[Records from a dataset]

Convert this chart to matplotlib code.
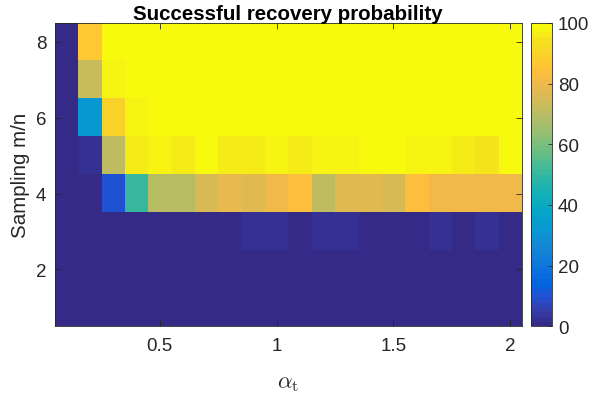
import numpy as np
import matplotlib
matplotlib.use('Agg')
import matplotlib.pyplot as plt
from matplotlib.colors import LinearSegmentedColormap

plt.rcParams['font.family'] = ['Liberation Sans', 'DejaVu Sans']
plt.rcParams['mathtext.fontset'] = 'cm'

# alpha_t (columns) and sampling ratio m/n (rows)
alpha = [0.1, 0.2, 0.3, 0.4, 0.5, 0.6, 0.7, 0.8, 0.9, 1.0,
         1.1, 1.2, 1.3, 1.4, 1.5, 1.6, 1.7, 1.8, 1.9, 2.0]
sampling = [1, 2, 3, 4, 5, 6, 7, 8]

# success probability in %, one list per sampling row
p1 = [0, 0, 0, 0, 0, 0, 0, 0, 0, 0, 0, 0, 0, 0, 0, 0, 0, 0, 0, 0]
p2 = [0, 0, 0, 0, 0, 0, 0, 0, 0, 0, 0, 0, 0, 0, 0, 0, 0, 0, 0, 0]
p3 = [0, 0, 0, 0, 0, 0, 0, 0, 3, 2, 0, 2, 2, 0, 0, 0, 3, 0, 3, 0]
p4 = [0, 0, 10, 51, 69, 70, 76, 79, 77, 81, 84, 71, 77, 77, 75, 83, 81, 81, 81, 81]
p5 = [0, 2, 71, 96, 98, 96, 99, 96, 96, 98, 96, 98, 98, 100, 100, 98, 98, 96, 94, 100]
p6 = [0, 32, 90, 98, 100, 100, 100, 100, 100, 100, 100, 100, 100, 100, 100, 100, 100, 100, 100, 100]
p7 = [0, 72, 97, 100, 100, 100, 100, 100, 100, 100, 100, 100, 100, 100, 100, 100, 100, 100, 100, 100]
p8 = [0, 86, 100, 100, 100, 100, 100, 100, 100, 100, 100, 100, 100, 100, 100, 100, 100, 100, 100, 100]

xticks = [0.5, 1, 1.5, 2]
xticklabels = ['0.5', '1', '1.5', '2']
yticks = [2, 4, 6, 8]
cticks = [0, 20, 40, 60, 80, 100]

# matlab parula (subset of the 64 entries)
parula_idx = [0, 3, 6, 8, 12, 16, 20, 24, 28, 32, 36, 40, 44, 48, 51, 53, 54, 57, 60, 63]
parula_rgb = [
    (0.2081, 0.1663, 0.5292), (0.2081, 0.2386, 0.6771), (0.1253, 0.3242, 0.8303),
    (0.0117, 0.3875, 0.8820), (0.0498, 0.4586, 0.8641), (0.0793, 0.5200, 0.8312),
    (0.0343, 0.5966, 0.8199), (0.0228, 0.6535, 0.7768), (0.0843, 0.6928, 0.7062),
    (0.2178, 0.7250, 0.6193), (0.3953, 0.7459, 0.5244), (0.5709, 0.7485, 0.4494),
    (0.7184, 0.7411, 0.3905), (0.8507, 0.7299, 0.3360), (0.9450, 0.7261, 0.2886),
    (0.9938, 0.7455, 0.2403), (0.9990, 0.7653, 0.2164), (0.9789, 0.8271, 0.1633),
    (0.9589, 0.8949, 0.1132), (0.9763, 0.9831, 0.0538)]
parula = LinearSegmentedColormap.from_list(
    'parula', [(i / 63, c) for i, c in zip(parula_idx, parula_rgb)], N=64)

Z = np.array([p1, p2, p3, p4, p5, p6, p7, p8])
dx = alpha[1] - alpha[0]
dy = sampling[1] - sampling[0]
extent = [alpha[0] - dx / 2, alpha[-1] + dx / 2, sampling[0] - dy / 2, sampling[-1] + dy / 2]

axcol = '0.15'
fig = plt.figure(figsize=(5.96, 4.02), dpi=100)
ax = fig.add_axes([0.0918, 0.1858, 0.7835, 0.7545])
im = ax.imshow(Z, cmap=parula, vmin=0, vmax=100, origin='lower', extent=extent,
               aspect='auto', interpolation='nearest')

ax.set_xticks(xticks)
ax.set_xticklabels(xticklabels)
ax.set_yticks(yticks)
ax.tick_params(direction='in', top=True, right=True, length=4, width=0.6,
               color=axcol, labelcolor=axcol, labelsize=13.5)
ax.tick_params(axis='x', pad=8)
ax.tick_params(axis='y', pad=6)
for s in ax.spines.values():
    s.set_color(axcol)
    s.set_linewidth(0.6)

ax.set_title('Successful recovery probability', fontsize=14.8, fontweight='bold', pad=3)
ax.set_xlabel(r'$\alpha_{\rm t}$', fontsize=16.5, color=axcol, labelpad=11)
ax.set_ylabel('Sampling m/n', fontsize=14.8, color=axcol, labelpad=4)

cax = fig.add_axes([0.8904, 0.1858, 0.0362, 0.7545])
cb = fig.colorbar(im, cax=cax, ticks=cticks)
cb.outline.set_edgecolor(axcol)
cb.outline.set_linewidth(0.6)
cax.tick_params(direction='in', length=3, width=0.6, color=axcol,
                labelcolor=axcol, labelsize=13.5, pad=4)

fig.savefig('out.png', dpi=100)
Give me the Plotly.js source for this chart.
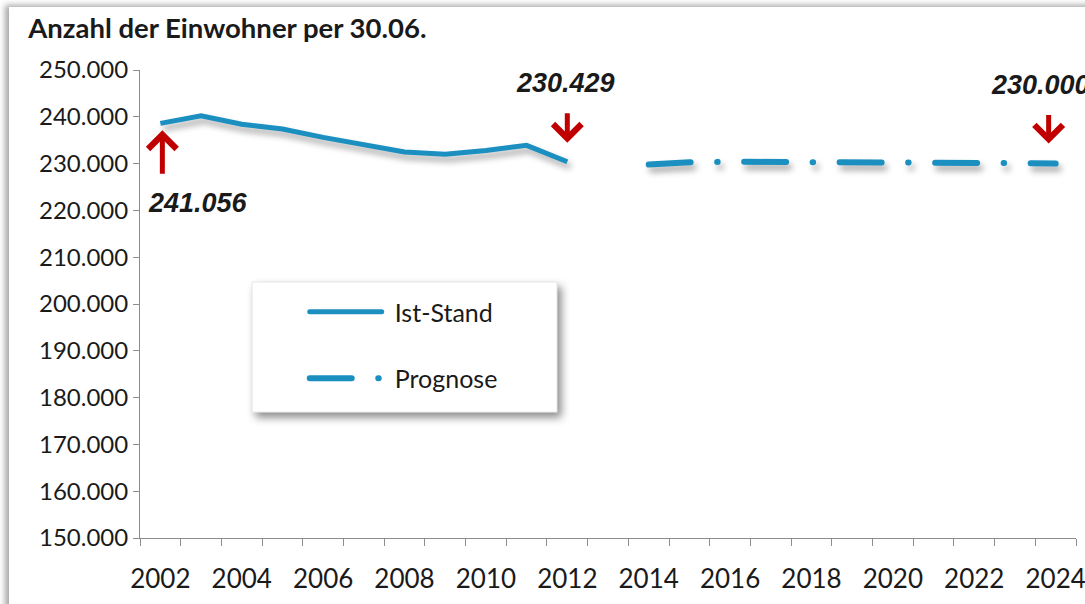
<!DOCTYPE html>
<html>
<head>
<meta charset="utf-8">
<script src="https://cdn.plot.ly/plotly-3.0.1.min.js"></script>
<style>
  body { margin: 0; background: #ffffff; overflow: hidden; }
  #frame {
    position: absolute; left: 9px; top: 7px; width: 1100px; height: 620px;
    background: #ffffff; box-shadow: -4px -2px 6px rgba(0,0,0,0.35);
  }
  #plot { position: absolute; left: 0; top: 0; width: 1085px; height: 604px; }
  .scatterlayer .js-line { filter: drop-shadow(3px 5px 3px rgba(0,0,0,0.35)); }
  .scatterlayer .trace:nth-child(2) .js-line { stroke-linecap: round; }
  .legendlines path { stroke-linecap: round; }
  .shapelayer path { filter: drop-shadow(4px 5px 4px rgba(0,0,0,0.45)); }
</style>
</head>
<body>
<div id="frame"></div>
<div id="plot"></div>
<script>
  // Ist-Stand (actual population, 30.06.)
  var istYears = [2002, 2003, 2004, 2005, 2006, 2007, 2008, 2009, 2010, 2011, 2012];
  var istValues = [238600, 240200, 238400, 237400, 235600, 234000, 232500, 232000, 232800, 233900, 230400];

  // Prognose (forecast)
  var progYears = [2014, 2015, 2016, 2017, 2018, 2019, 2020, 2021, 2022, 2023, 2024];
  var progValues = [229800, 230300, 230400, 230400, 230400, 230300, 230300, 230200, 230200, 230100, 230000];

  // x tick labels
  var tickYears = [2002, 2004, 2006, 2008, 2010, 2012, 2014, 2016, 2018, 2020, 2022, 2024];

  // callout labels
  var calloutLabels = ["241.056", "230.429", "230.000"];

  var blue = "#1a8fc0";
  var red = "#c00000";

  var trace1 = {
    x: istYears,
    y: istValues,
    name: "Ist-Stand",
    legendgroup: "a",
    type: "scatter",
    mode: "lines",
    line: { color: blue, width: 5 },
    hoverinfo: "skip"
  };

  var trace2 = {
    x: progYears,
    y: progValues,
    name: "Prognose",
    legendgroup: "b",
    type: "scatter",
    mode: "lines",
    line: { color: blue, width: 6, dash: "42px,26.5px,0.5px,26.5px" },
    hoverinfo: "skip"
  };

  var labelFont = { family: "Liberation Sans, Arial", size: 27, color: "#1a1a1a", weight: "bold", style: "italic" };

  function arrow(x, y, ay, standoff, xshift) {
    return {
      x: x, y: y, xref: "x", yref: "y", text: "",
      showarrow: true, arrowhead: 4, arrowsize: 1.1, arrowwidth: 5,
      arrowcolor: red, ax: 0, ay: ay, standoff: standoff, xshift: xshift
    };
  }

  var annotations = [
    arrow(istYears[0], istValues[0], 52, 7, 2),
    arrow(istYears[10], istValues[10], -50, 19, 0),
    arrow(progYears[10], progValues[10], -50, 20, -7),
    {
      x: istYears[0], y: istValues[0], xref: "x", yref: "y",
      text: calloutLabels[0], showarrow: false, font: labelFont,
      xanchor: "center", yanchor: "middle", xshift: 38, yshift: -80
    },
    {
      x: istYears[10], y: istValues[10], xref: "x", yref: "y",
      text: calloutLabels[1], showarrow: false, font: labelFont,
      xanchor: "center", yanchor: "middle", xshift: -2, yshift: 79
    },
    {
      x: progYears[10], y: progValues[10], xref: "x", yref: "y",
      text: calloutLabels[2], showarrow: false, font: labelFont,
      xanchor: "left", yanchor: "middle", xshift: -67, yshift: 79
    }
  ];

  var layout = {
    width: 1085,
    height: 604,
    margin: { l: 140, r: 9, t: 70, b: 66 },
    paper_bgcolor: "rgba(0,0,0,0)",
    plot_bgcolor: "rgba(0,0,0,0)",
    separators: ",.",
    font: { family: "Lato, Noto Sans, sans-serif", color: "#1a1a1a" },
    title: {
      text: "<b>Anzahl der Einwohner per 30.06.</b>",
      font: { family: "Lato, Noto Sans, sans-serif", size: 27.5, color: "#1a1a1a" },
      xref: "container", yref: "container",
      x: 0.026, xanchor: "left", y: 0.953, yanchor: "middle"
    },
    xaxis: {
      range: [2001.5, 2024.5],
      tickvals: tickYears,
      ticktext: tickYears.map(String),
      ticks: "",
      ticklabelstandoff: 18,
      ticklabeloverflow: "allow",
      showgrid: false,
      zeroline: false,
      showline: true,
      linecolor: "#8c8c8c",
      linewidth: 1,
      tickfont: { family: "Lato, Noto Sans, sans-serif", size: 26, color: "#1a1a1a" },
      minor: { tick0: 2001.5, dtick: 1, ticks: "outside", ticklen: 7, tickcolor: "#8c8c8c", showgrid: false }
    },
    yaxis: {
      range: [150000, 250000],
      dtick: 10000,
      tickformat: ",d",
      ticks: "outside",
      ticklen: 6,
      tickcolor: "#8c8c8c",
      showgrid: false,
      zeroline: false,
      showline: true,
      linecolor: "#8c8c8c",
      linewidth: 1,
      tickfont: { family: "Lato, Noto Sans, sans-serif", size: 24, color: "#1a1a1a" }
    },
    showlegend: true,
    legend: {
      x: 0.176, y: 0.532, xanchor: "left", yanchor: "top",
      bgcolor: "rgba(0,0,0,0)",
      borderwidth: 0,
      itemwidth: 80,
      tracegroupgap: 31,
      traceorder: "grouped",
      font: { family: "Lato, Noto Sans, sans-serif", size: 25, color: "#1a1a1a" }
    },
    shapes: [{
      type: "rect", xref: "paper", yref: "paper",
      x0: 0.1197, x1: 0.4455, y0: 0.269, y1: 0.547,
      fillcolor: "#ffffff", line: { color: "#e6e6e6", width: 1 },
      layer: "below"
    }],
    annotations: annotations
  };

  Plotly.newPlot("plot", [trace1, trace2], layout, { displayModeBar: false, staticPlot: true }).then(function () {
    // longer legend line samples, like the original
    document.querySelectorAll(".legendlines path").forEach(function (p) {
      p.setAttribute("d", "M5,0h72");
    });
  });
</script>
</body>
</html>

• SHORT EXERCISE:
Start at the first line of the records and write out everything up to and including the line containing "plt.rcParams['mathtext.fontset'] = 'cm'". No pictures.

• RESULT OF THIS EXERCISE:
Convert this chart to matplotlib code.
import numpy as np
import matplotlib
matplotlib.use('Agg')
import matplotlib.pyplot as plt
from matplotlib.colors import LinearSegmentedColormap

plt.rcParams['font.family'] = ['Liberation Sans', 'DejaVu Sans']
plt.rcParams['mathtext.fontset'] = 'cm'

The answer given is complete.